VSR-Seminar
Vortrag 1: Lattice Boltzmann simulations of complex fluids
Speaker: Prof. Dr. Jens Harting, IEK-11
In this presentation I will summarize recent results from lattice Boltzmann simulations of complex fluids obtained at the Helmholtz Institute Erlangen Nürnberg (IEK-11). I will present the latest improvements and scaling data for our simulation package LB3D and then focus on large scale simulations of capillary suspensions, self-assembly of colloidal particles at liquid interfaces, the dynamics of evaporating droplets, and multiphase flows including electrokinetic effects. For the latter, we recently developed a fully parallelized solver for the dynamics of charges and charged colloidal particles which is coupled to the multiphase lattice Boltzmann solver.
Vortrag 2: Neuroimaging Analytics in large cohort datasets
Speakers: Dr. Jan Schreiber, Prof. Dr. Svenja Caspers, INM-1
In-vivo neuroimaging has experienced a paradigm change, from focused studies in a group of 20-30 subjects to now large population-based cohorts with several thousands of subjects, enabling investigation of various environmental and genetic influencing factors on brain structure, function and connectivity.
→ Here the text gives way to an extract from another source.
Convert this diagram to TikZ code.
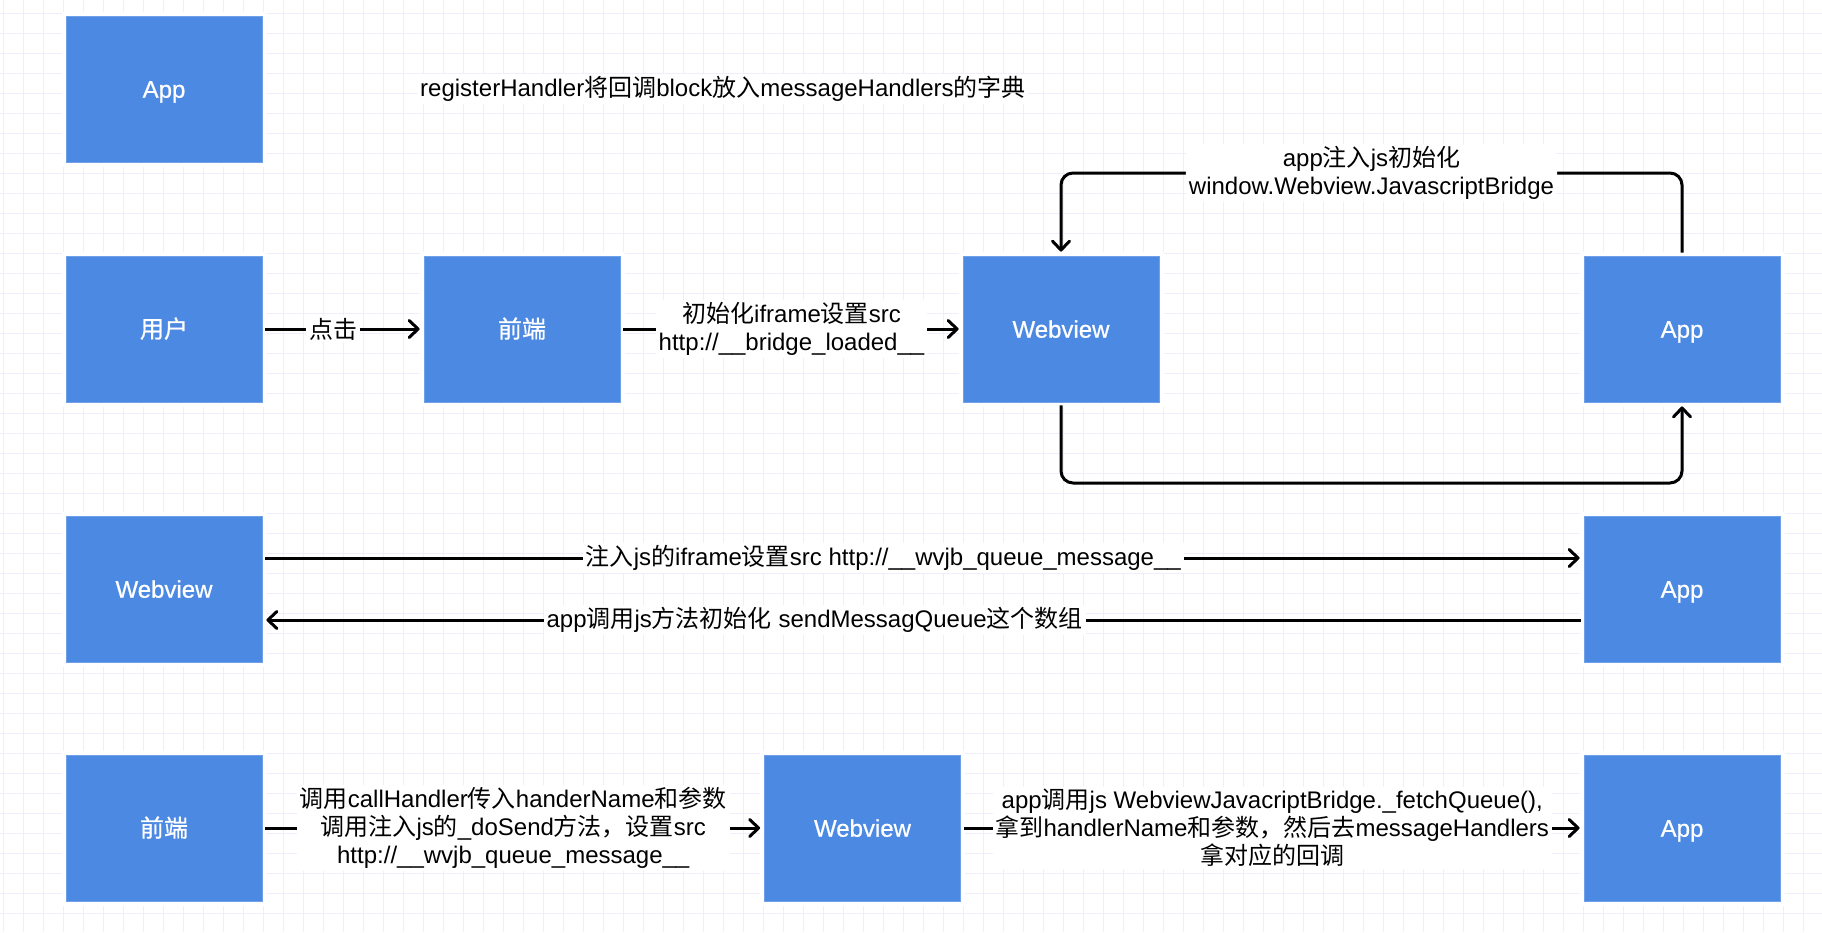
\documentclass[tikz,border=0pt]{standalone}
\usepackage{fontspec}
\setmainfont{Liberation Sans}
\newfontfamily\cjkfont{Noto Sans CJK SC}
\newfontface\boxlatin{Liberation Sans}[FakeBold=0.7]
\newfontface\boxcjk{Noto Sans CJK SC}[FakeBold=0.7]
\newcommand\zh[1]{{\cjkfont #1}}
\newcommand\bzh[1]{{\boxcjk #1}}
\newcommand\boxfont{\fontsize{24}{28}\boxlatin}
\newcommand\lblfont{\fontsize{24}{28}\selectfont}
\usetikzlibrary{arrows.meta}
\definecolor{boxblue}{RGB}{76,137,226}
\definecolor{boxedge}{RGB}{112,160,234}
\definecolor{gridline}{RGB}{238,238,252}

\begin{document}
\begin{tikzpicture}[x=1pt,y=-1pt,
  bluebox/.style={rectangle, minimum width=196pt, minimum height=146pt, inner sep=0pt,
    text height=22pt, text depth=4.6pt,
    fill=boxblue, draw=boxedge, line width=0.8pt,
    preaction={draw=white, line width=9pt}, text=white, font=\boxfont},
  conn/.style={line width=3pt, -{Straight Barb[round, length=9pt, width=17pt]},
    shorten <=3pt, shorten >=4pt},
  lbl/.style={fill=white, inner xsep=3pt, inner ysep=2pt, align=center,
    font=\lblfont, text=black},
]
% canvas and background grid
\useasboundingbox (0,0) rectangle (1822,932);
\fill[white] (0,0) rectangle (1822,932);
\foreach \x in {3,23,...,1822} \draw[gridline, line width=1pt] (\x,0) -- (\x,932);
\foreach \y in {13,33,...,932} \draw[gridline, line width=1pt] (0,\y) -- (1822,\y);

% header
\node[bluebox] (apptop) at (164,89) {App};
\node[fill=white, inner sep=2pt, font=\lblfont] (regnote) at (723,89)
  {registerHandler\zh{将回调}block\zh{放入}messageHandlers\zh{的字典}};

% row: user click and bridge loading
\node[bluebox] (user) at (164,329) {\bzh{用户}};
\node[bluebox] (fe1)  at (522,329) {\bzh{前端}};
\node[bluebox] (wv1)  at (1061,329) {Webview};
\node[bluebox] (app1) at (1682,329) {App};
\coordinate (toplane) at (0,173);
\coordinate (botlane) at (0,483);

\draw[conn] (user) -- node[lbl, pos=0.44] {\zh{点击}} (fe1);
\draw[conn] (fe1) -- node[lbl] {\zh{初始化}iframe\zh{设置}src\\http://\_\_bridge\_loaded\_\_} (wv1);
\draw[conn, rounded corners=12pt] (app1.north) -- (app1.north |- toplane) -| node[lbl, pos=0.25]
  {app\zh{注入}js\zh{初始化}\\window.Webview.JavascriptBridge} (wv1.north);
\draw[conn, rounded corners=12pt] (wv1.south) -- (wv1.south |- botlane) -| (app1.south);

% row: queue message exchange
\node[bluebox] (wv2)  at (164,589) {Webview};
\node[bluebox] (app2) at (1682,589) {App};
\draw[conn] ([yshift=31pt]wv2.east) -- node[lbl, pos=0.47]
  {\zh{注入}js\zh{的}iframe\zh{设置}src http://\_\_wvjb\_queue\_message\_\_} ([yshift=31pt]app2.west);
\draw[conn] ([yshift=-31pt]app2.west) -- node[lbl, pos=0.582]
  {app\zh{调用}js\zh{方法初始化} sendMessagQueue\zh{这个数组}} ([yshift=-31pt]wv2.east);

% row: calling a handler
\node[bluebox] (fe3)  at (164,828) {\bzh{前端}};
\node[bluebox] (wv3)  at (862.5,828) {Webview};
\node[bluebox] (app3) at (1682,828) {App};
\draw[conn] (fe3) -- node[lbl]
  {\zh{调用}callHandler\zh{传入}handerName\zh{和参数}\\\zh{调用注入}js\zh{的}\_doSend\zh{方法，设置}src\\http://\_\_wvjb\_queue\_message\_\_} (wv3);
\draw[conn] (wv3) -- node[lbl]
  {app\zh{调用}js WebviewJavacriptBridge.\_fetchQueue(),\\\zh{拿到}handlerName\zh{和参数，然后去}messageHandlers\\\zh{拿对应的回调}} (app3);
\end{tikzpicture}
\end{document}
For processing and analyzing these large amounts of data using multi-dimensional statistics, new computing solutions are needed, as present approaches on local computing clusters are not feasible anymore, with computing times up to several months for a single study.
The aim of the current compute time proposal is thus to setup efficient workflows and processing pipelines for subsequent analysis of neuroimaging data on structure, function, and connectivity of the human brain using established software tools. With one subject being the relevant entity for data processing on the first level, i.e. the preprocessing of all data of each subject, the major focus is here on optimizing workflows for doing the computations for many subjects in parallel. This poses a challenge for file management as hundreds of single files are produced, written and read constantly. Parts of these workflows are parallelized (using MPI and OpenMP), in particular when permutations or hundred thousands of repetitions are needed for generating probability distributions. This is also partially implemented on GPUs. Especially these latter approaches also apply to the group level statistics, where the preprocessed data from the thousands of single subjects are aggregated and analysed in relation to environmental and genetic factors.
Currently, most of the single-subject preprocessing workflows are running and data of two large cohorts (with more than 1,000 subjects each) are being processed. This will be continued with even larger cohorts (with 30,000 and 100,000 subjects, respectively) as well as followed by dozens of studies using the group level statistical approaches (where for each study, the group level computations have to be done anew, depending on the research question), for which future computation time on JURECA is envisaged.